Le 17 juin, alors que le maréchal Pétain annonce vouloir négocier un armistice avec l’Allemagne, il sollicite Winston Churchill pour s’exprimer à la BBC. L’objectif ? Redonner espoir au peuple français, quitte à se mettre hors la loi aux yeux de l’armée. « Face à lui, une partie du gouvernement britannique juge dangereux de provoquer le gouvernement de Vichy », explique Frédéric Fogacci, rappelant que le Royaume-Uni craignait encore de se couper définitivement de la France comme alliée.
Une analyse des échecs militaires
Le général obtient néanmoins l’autorisation de s’exprimer sur les ondes et rédige à la main le brouillon de son « appel » dans un bureau à Seymour Place (aujourd’hui Curzon Street, à l’est de Hyde Park à Londres). Certaines formules jugées trop incriminantes, comme celle accusant Vichy d’avoir « sollicité l’ennemi » afin de connaître « ses conditions », sont rayées, censurées par les autorités anglaises, comme en témoigne le texte remis à l’État ce jeudi.
Sur les feuilles jaunies, Charles de Gaulle fait également une analyse de l’échec militaire français, expliquant que la supériorité « des chars, les avions, la tactique des Allemands » leur ont donné la victoire. « Il invoque la “force mécanique”, soit la nécessaire modernisation de l’armée française, un message qu’il n’a cessé de défendre avant l’éclatement du conflit », précise Frédéric Harnisch.
De son porte-plume, le général trace également un cadre pour la poursuite de la lutte, posant les bases des Forces Françaises Libres, et prédit pour la première fois l’évolution de la situation vers une « guerre mondiale ». « Ce manuscrit est l’illustration du passage de l’homme militaire à l’homme politique », ajoute Frédéric Fogacci.
Le moment historique de l’appel
L’après-midi du 18 juin 1940, sa secrétaire d’Élisabeth de Miribel tape la version finale du texte à la machine.

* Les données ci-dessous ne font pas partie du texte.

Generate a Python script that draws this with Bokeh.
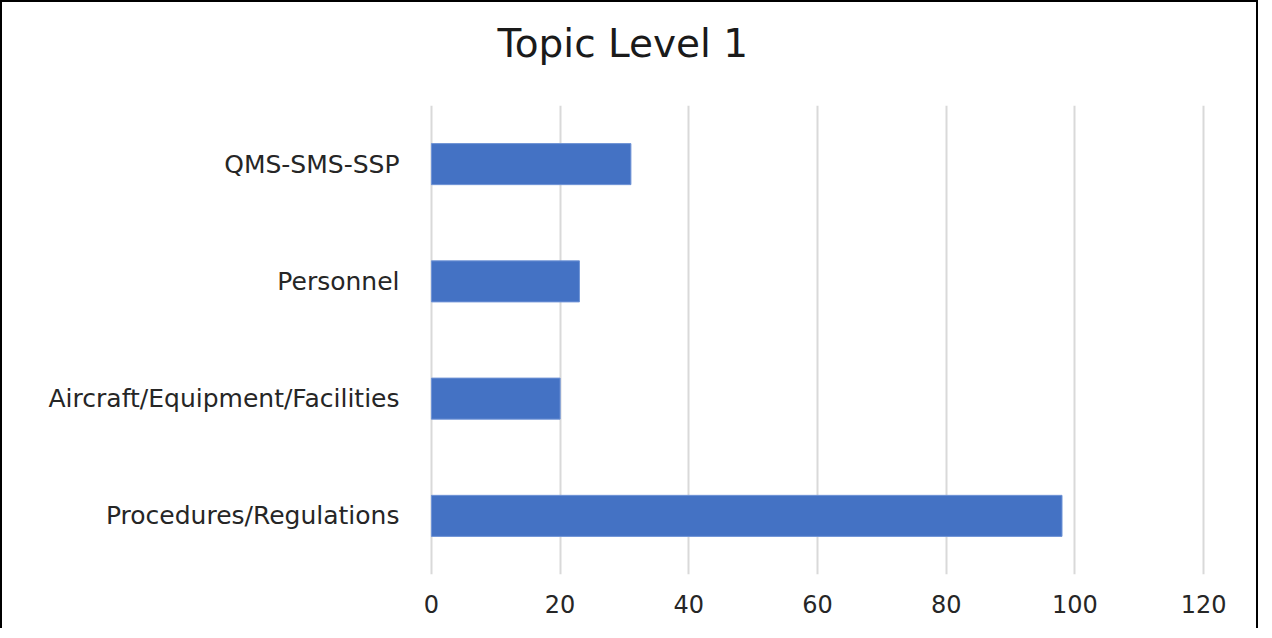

Le général l’enregistre à 18 heures. L’appel est annoncé dans le programme de la BBC à 20 h 15, et diffusé à 22 heures. S’il devient par la suite le symbole de la Résistance, peu de Français l’écoutent le jour même.
L’allocution sera remaniée en des termes beaucoup plus durs envers Vichy lors de l’appel du 22 juin 1940, jour de l’Armistice, puis pour la version filmée le 2 juillet suivant. Une synthèse de ces discours sera regroupée sur une affiche, souvent improprement appelée « Appel du 18 juin », et placardée dans une rue de Londres au début du mois d’août 1940.